W kolejnej części Klasyki easter eggs przeczytacie o najciekawszych „wielkanocnych jajkach” umieszczonych w drugiej części Fallouta.
A ja dodam ze pierwszy "easter egg" został dodany w Collosal Cave Adventure lub kontynuacji.Był bardzo "prymitywny" ponieważ wchodziło się do pomieszczenia w którym to twórca gry napisał swoje imię na nazwisko.
Dodatkowo, w Starcraftcie 2, gdy się pare razy poklika na świecące logo w menu to sie otwiera sekretny chat room o nazwie "Cow Level".
Dzięki za info :) Jak macie jeszcze jakieś przykłady easter eggs związanych z Krowim Poziomem to wpisujcie w komentarzach, może przy Waszej pomocy popełnię jaką większą erratę ;-)
A nie fajniej byłoby zrobić artykuł - albo i cykl - o easter eggach z różnych gier? Gracze by podsyłali pewnie :p
Że zacytuję sam siebie: "W kolejnej części Klasyki easter eggs przeczytacie o najciekawszych „wielkanocnych jajkach” umieszczonych w drugiej części Fallouta." ;-)
Wahadłowiec Federacji i Hypo FTW!
Swoją drogą - pamięta ktoś ślad Godzilli w pierwszym Falloutcie? ;)
No wieem. Ale tamten będzie nieciekawy, bo wszystkie znam :p Trzeci będzie być może San Andreas, bo też obfituje w EE i wiele osób je zna. Jakbyś jechał przekrojowo to zawsze byłaby szansa, ze się zobaczy coś nowego.
Na cowlevel sie expiło puki nie wyszedł dodatek, potem szukało się tam chyba kamieni (ponoć tam lepiej dropią;P)

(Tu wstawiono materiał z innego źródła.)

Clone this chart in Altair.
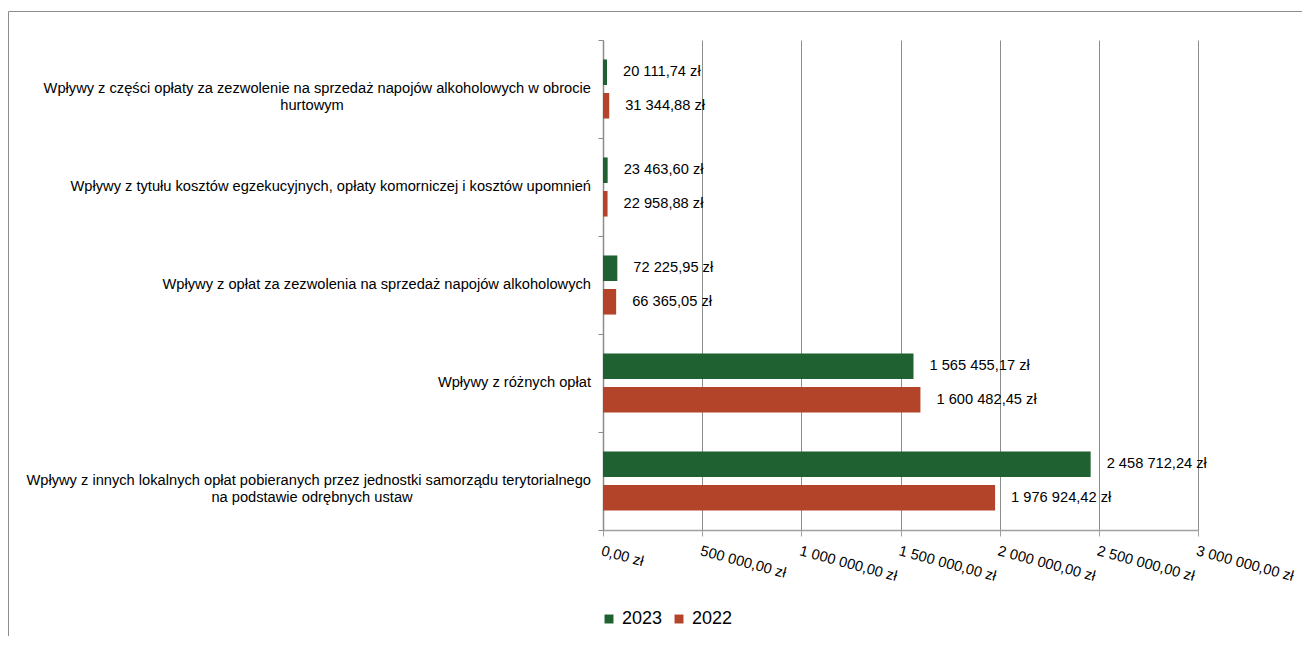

Warto jeszcze dodać, że w Torchlight (gra twórców Diablo) można znaleźć Koński Poziom z mega przepakowanymi... koniami ;p
Super-fajny-czado-dajny-cykl. W kolejnej części Klasyki easter eggs przeczytacie o najciekawszych „wielkanocnych jajkach” umieszczonych w drugiej części Fallouta. To będziesz miał mnóstwo roboty :P Good luck! :)
Jakiego karła?? Z tego co pamiętam to Wirt, oprócz protezy nogi, był fizycznie normalnym chłopcem a nie karłem.
kwiść> Mówisz Larry 7? Hmmm... kuszące. Co do Fallout 2 - kluczem do sukcesu jest słowo "najciekawsze" (rzecz jasna w mojej ocenie), czyli nie wszystkie ;-)
Cholera ten easter egg był super! Muł, muu, muu mu mu muł mu mu- chahha te odgłosy krów żądzą.